75 years and counting for The Florida Citrus Reporter

At the helm as the newsletter’s third editor is Karen McEver.

BARTOW, Fla. – A lot has changed in the Florida Citrus industry since 1940. But, at least one thing remains the same.

For 75 years, the Florida Citrus Reporter has delivered its weekly, legal-sized, goldenrod-hued newsletter to Florida Citrus growers across the state. Inside: wall-to-wall coverage of an industry in constant flux.

Started by Jack Gurnett, the Florida Citrus Reporter began at a time when there was no other source for in-depth industry news. Over the years, it attracted thousands of subscribers, allowing it to continue as one of the longest-running independent and advertising-free newsletters in the state.

Today, helmed by its third editor, Karen McEver, the newsletter continues its tradition of unbiased reporting.

“I think (the readers) trust the newsletter to be honest and straightforward and it has always been that way,” McEver said. “Someone once told me that the newsletter holds up a mirror to the industry so that it can see itself.”

Doug Ackerman, executive director of the Florida Department of Citrus, describes McEver’s work as “must-read” content for the industry.

“She fills a void, and she does it with integrity and her own unique perspective,” Ackerman said.

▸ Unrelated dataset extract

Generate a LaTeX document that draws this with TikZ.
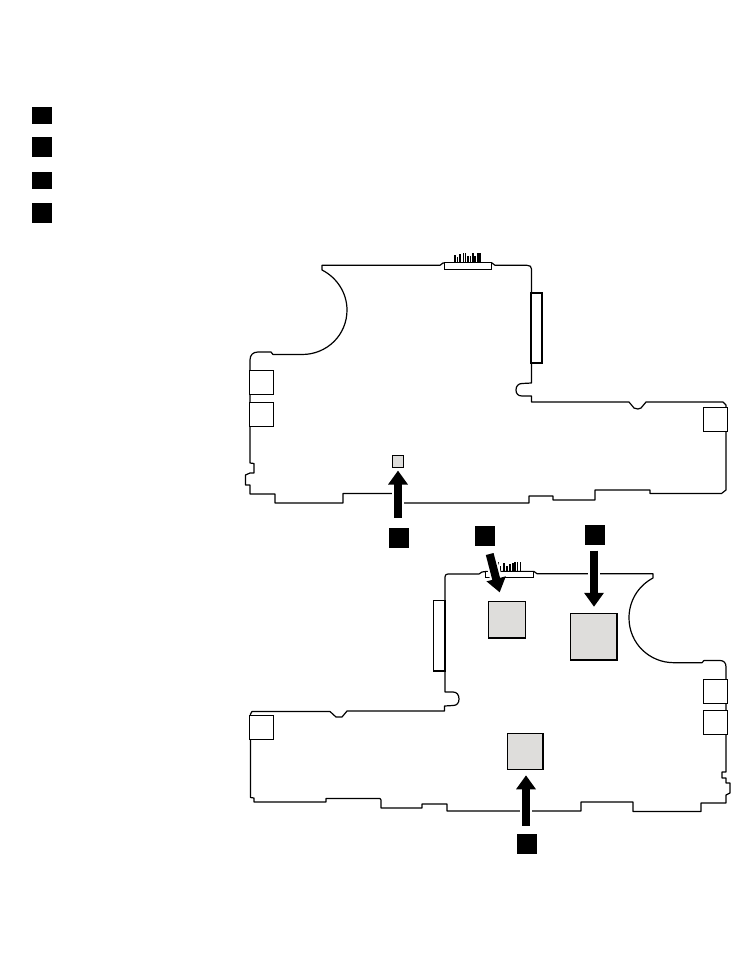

McEver became involved with the Florida Citrus Reporter around 1980 and began writing the newsletter in 2000, shortly before the death of its second editor and Gurnett’s daughter, Nancy Gurnett Hardy.

Even after 35 years in the industry, McEver said she still gets surprised.

“It is an unfolding story,” McEver said. “I think we will always be learning things in this industry.”

One thing that doesn’t surprise her: the industry’s ability to overcome.

“There is an unquestionable collective intelligence in this industry that has always proven to withstand whatever trials they face,” McEver said. “That’s inspiring.”

In fact, it’s the people McEver interacts with everyday that keep her going.

“Generation after generation they retain that same tenacity that I heard Jack Gurnett originally talk about,” McEver said.

While McEver strives to remain unbiased in her reporting, it’s almost impossible to not feel the highs and lows of the industry she covers so closely.

“I assure you I panic along with every grower who’s fruit is falling off the tree,” McEver said.

Still, McEver continues to report on how the industry is changing once again, due to citrus greening. And, she keeps hope.

“No other place has invested the kind of research dollars we have,” McEver said. “Do I think the industry will survive? Yes. Do I think the face of the industry will change? Yes.”

Either way, the Florida Citrus Reporter will continue to report on it all, most likely in the same traditional, paper and “snail mail” format it always has.

“Growers love the hard copy,” McEver said. “They want to hold it in their hands.”

The Florida Citrus Commission passed a resolution at its January 21 meeting honoring the Florida Citrus Reporter for its 75 years of dedication to the industry and named McEver an honorary Florida Citrus grower.